The state Office of Insurance Regulation has given approval to a new company, Florida Healthcare Providers Insurance Exchange, to start soliciting physicians to join the exchange, the next step in a process to become a medical malpractice insurance provider in the state.
The aim is to start issuing policies to physicians that take effect Jan. 1.
"Our expectation is to have at least 250 Florida physicians join the exchange over the next few weeks," said Christopher Prestera, president and CEO of the new company.
The insurance exchange will be operated by American Healthcare Providers Insurance Co., an affiliate of Duane Morris, LLP, an international law firm with locations throughout the United States and London. The insurance exchange will be based in Miami; Duane Morris, likewise, has offices in Miami and Palm Beach.
The new insurance option for physicians will be a "reciprocal" system whereby physicians share risk. Besides paying premiums, each must make a one-time capital investment to create a surplus fund and to become subscribers. The investment will differ among physicians, largely by the risk of their specialties, where the high-end amount could be $70,000 to a low of $6,500, said Mitchell Goldman, a Duane Morris partner.

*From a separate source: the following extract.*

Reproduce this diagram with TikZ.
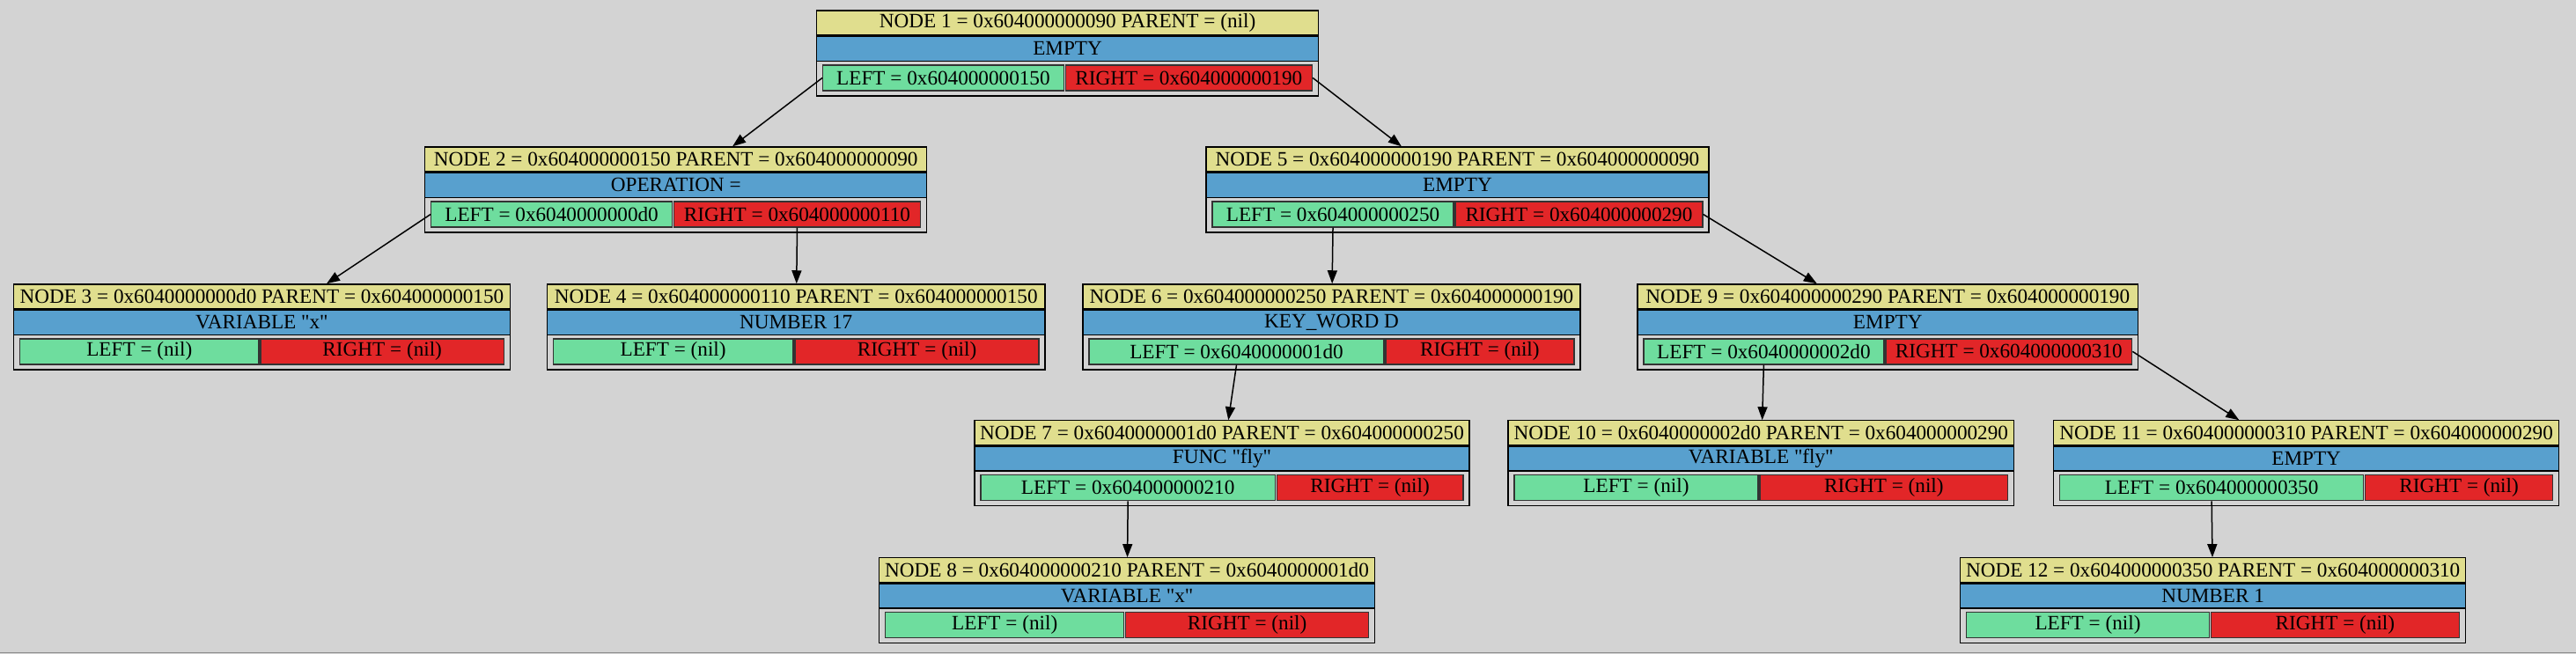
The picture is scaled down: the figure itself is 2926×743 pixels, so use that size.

In addition, physicians must agree to be upfront about past claims for initial underwriting and comply with risk management education, if necessary, and with office practice audits.
At the same time, physicians shouldn't expect to have lower premiums with the exchange than they do now with current policies, he said.
"The goal for us is not to lower premiums; our goal is to stabilize premiums," he said, referring to the first couple of years of operation. "Doctors are not unreasonable. It's just that their increases were unreasonable."
This past summer, only five insurance companies were still writing medical malpractice coverage to physicians, an alarming decline from 20 insurers two years ago.
The companies blamed huge lawsuit payouts for their double-digit premium increases or why they stopped underwriting in Florida. A contentious debate for the state Legislature this past spring was reining in premiums to halt the exodus of physicians to other states.
After three special sessions, legislators passed a bill that caps non-economic damages, or pain and suffering, to $500,000. Physicians say the cap won't succeed in lowering premiums.
In Collier County, 18 physicians have left or retired in the past 1½ years because of escalating premiums or because they received nonrenewal notices.
How much interest there is among local physicians in the new insurance option is uncertain. Solicitation was not done while initial state approval was being sought, Goldman, the company representative, said. Initial paperwork was filed in August.
But medical malpractice insurance brokers from Naples did attend a conference Thursday in Fort Lauderdale, where representatives from the insurance exchange unveiled the new insurance, he said.
Margaret Williams, executive director of the Collier County Medical Society, said she hasn't heard local doctors talk about it. One issue is the NCH Healthcare System requires physicians on staff to be covered by an insurance company, while the insurance exchange system sound like a self-insurance approach, she said.
NCH officials on Thursday did not have enough information about it to comment, said Debbie Curry.
The insurance exchange is not self-insurance, even though each physician will have to pay a one-time investment, said David Fridling, spokesman for Duane Morris in Philadelphia.
"What (physicians) are doing is insuring each other. It's the same concept as a mutual insurance company," Fridling said. "They have no voting rights."
From the onset, the insurance exchange will have an underwriting approach that's different from today's practice, Goldman said. The exchange will look at frequency of claims, but underwriters will talk to physicians about specifics of each case and their role for a clearer assessment of risk, he said. Currently, underwriters don't ask anything of physicians, he said.